Mount Cloud Storage
CloudTik Spark runtime support to mount cloud storage to local path through Fuse. This is automatically done by CloudTik on your clusters without any configurations as long as the Spark runtime is configured and is able to access the cloud storage. With the local mount of cloud storage, you can access your existing cloud storage data through the Linux file system which makes your existing code easier to be ported to CloudTik runtime environment.
The path to which CloudTik will mount the cloud storage is /cloudtik/fs.
If you enable hdfs runtime, cloudtik will mount hdfs instead of other cloud storages.

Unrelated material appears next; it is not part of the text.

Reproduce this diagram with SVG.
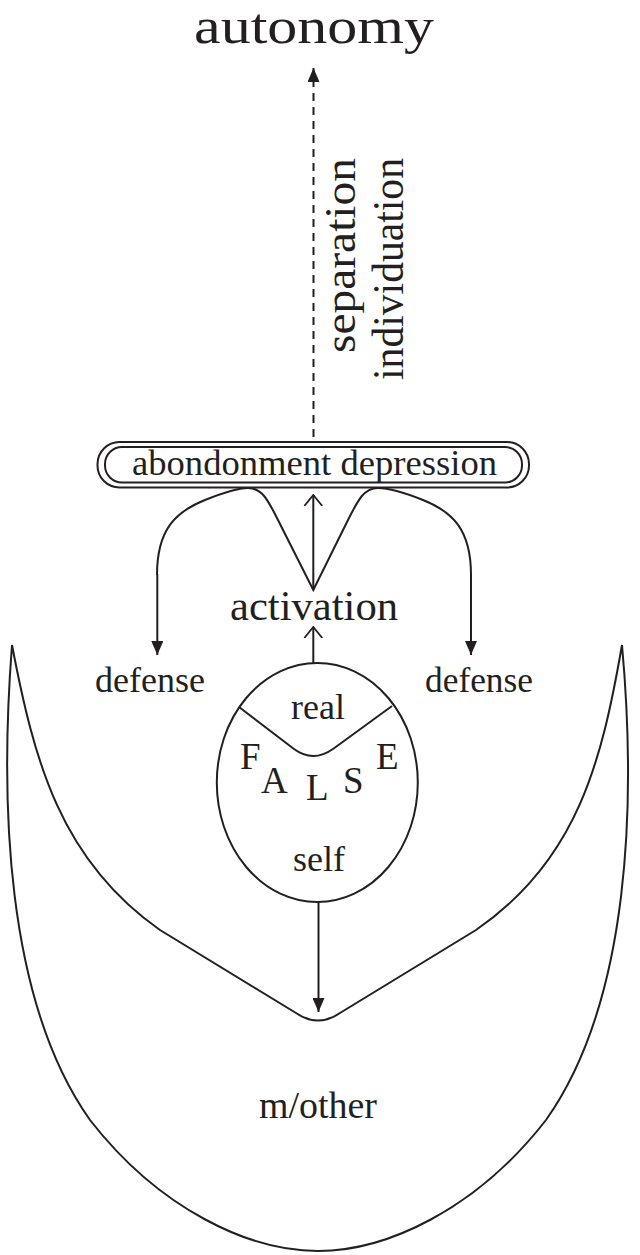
<svg xmlns="http://www.w3.org/2000/svg" width="640" height="1255" viewBox="0 0 640 1255">
<style>
text{font-family:"Liberation Serif","Tinos","Times New Roman","Noto Serif","DejaVu Serif",Georgia,serif;fill:#231f20}
.ln{fill:none;stroke:#231f20;stroke-width:2}
.lbl{font-size:36px;text-anchor:middle}
.big{font-size:42px;text-anchor:middle}
</style>
<defs>
<marker id="tri" viewBox="0 0 14 12" refX="14" refY="6" markerWidth="14" markerHeight="12" markerUnits="userSpaceOnUse" orient="auto">
<path d="M0,0 L14,6 L0,12 Z" fill="#231f20"/>
</marker>
<marker id="open" viewBox="0 0 12 20" refX="11" refY="10" markerWidth="12" markerHeight="20" markerUnits="userSpaceOnUse" orient="auto">
<path d="M0,1 L11,10 L0,19" fill="none" stroke="#231f20" stroke-width="1.8"/>
</marker>
</defs>
<rect width="640" height="1255" fill="#fff"/>

<g id="autonomy">
<text x="314" y="43" style="font-size:50px;text-anchor:middle" textLength="240" lengthAdjust="spacingAndGlyphs">autonomy</text>
</g>

<g id="separation-label">
<text transform="translate(355,158) rotate(-90)" style="font-size:44px;text-anchor:end" textLength="195" lengthAdjust="spacingAndGlyphs">separation</text>
<text transform="translate(403,158) rotate(-90)" style="font-size:44px;text-anchor:end" textLength="222" lengthAdjust="spacingAndGlyphs">individuation</text>
</g>

<g id="abandonment">
<rect x="97.5" y="442" width="431.5" height="45.5" rx="22" ry="22" class="ln" stroke-width="1.6"/>
<rect x="105" y="447" width="417" height="35.5" rx="17" ry="17" class="ln" stroke-width="1.6"/>
<text x="314.5" y="475" class="lbl" textLength="365" lengthAdjust="spacingAndGlyphs">abondonment depression</text>
</g>

<g id="activation">
<text x="314" y="620" class="big" textLength="168" lengthAdjust="spacingAndGlyphs">activation</text>
</g>

<g id="defense-left">
<text x="150" y="692" class="lbl" textLength="110" lengthAdjust="spacingAndGlyphs">defense</text>
</g>
<g id="defense-right">
<text x="479" y="692" class="lbl" textLength="108" lengthAdjust="spacingAndGlyphs">defense</text>
</g>

<g id="mother">
<path class="ln" d="M12,645 C0,800 5,1000 90,1120 C160,1210 250,1251 318,1251 C386,1251 476,1210 546,1120 C631,1000 636,800 622,645 C602,760 578,860 476,930 L340,1013 Q318,1028 296,1013 L160,930 C60,860 34,760 12,645 Z"/>
<text x="318" y="1118" style="font-size:37px;text-anchor:middle" textLength="118" lengthAdjust="spacingAndGlyphs">m/other</text>
</g>

<g id="self">
<ellipse cx="317.3" cy="782.5" rx="100.5" ry="119.5" class="ln"/>
<path class="ln" d="M239,707 L294,749 Q313,763 333,749 L392,706"/>
<text x="318" y="719" class="lbl">real</text>
<text x="319" y="871" class="lbl">self</text>
<g style="font-size:37px">
<text x="240" y="769">F</text>
<text x="261" y="793">A</text>
<text x="306" y="800">L</text>
<text x="343" y="793">S</text>
<text x="376" y="769">E</text>
</g>
</g>

<g id="connectors">
<line x1="313.5" y1="437" x2="313.5" y2="68" class="ln" stroke-width="1.6" stroke-dasharray="8,6" marker-end="url(#tri)"/>
<path class="ln" d="M157,575 C157,530 175,512 205,500 C225,492 238,488 248,488 C262,488 268,500 278,520 L313.3,590 L348,520 C358,500 364,488 378,488 C390,488 403,492 423,500 C453,512 471,530 471,575"/>
<line x1="157.3" y1="574" x2="157.3" y2="655" class="ln" marker-end="url(#tri)"/>
<line x1="471" y1="574" x2="471" y2="655" class="ln" marker-end="url(#tri)"/>
<line x1="313.3" y1="590" x2="313.3" y2="495" class="ln" stroke-width="2.4" marker-end="url(#open)"/>
<line x1="313.3" y1="663" x2="313.3" y2="627" class="ln" stroke-width="2.4" marker-end="url(#open)"/>
<line x1="318.5" y1="902" x2="318.5" y2="1012" class="ln" stroke-width="2.4" marker-end="url(#tri)"/>
</g>
</svg>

Limitations or Known Issues
CloudTik uses the fuse implementations for the corresponding cloud storage to do the work.
These libraries may have limitations for specific authentication scenarios.
s3fs-fuse Limitations
Due to the issue of s3fs-fuse, if you use kubernetes in AWS ECS, cloudtik can’t automatically mount S3. You need to specify the s3.access.key.id and s3.secret.access.key explicitly in configuration file explicitly for this case to work.
azure-storage-fuse Limitations
Azure storage fuse cannot work with Azure AKS workload identity (issue). And thus cloudtik can’t automatically mount when workload identity for accessing cloud storage is used. You can specify the credential information through azure_cloud_storage configurations in configuration file explicitly for this case to work.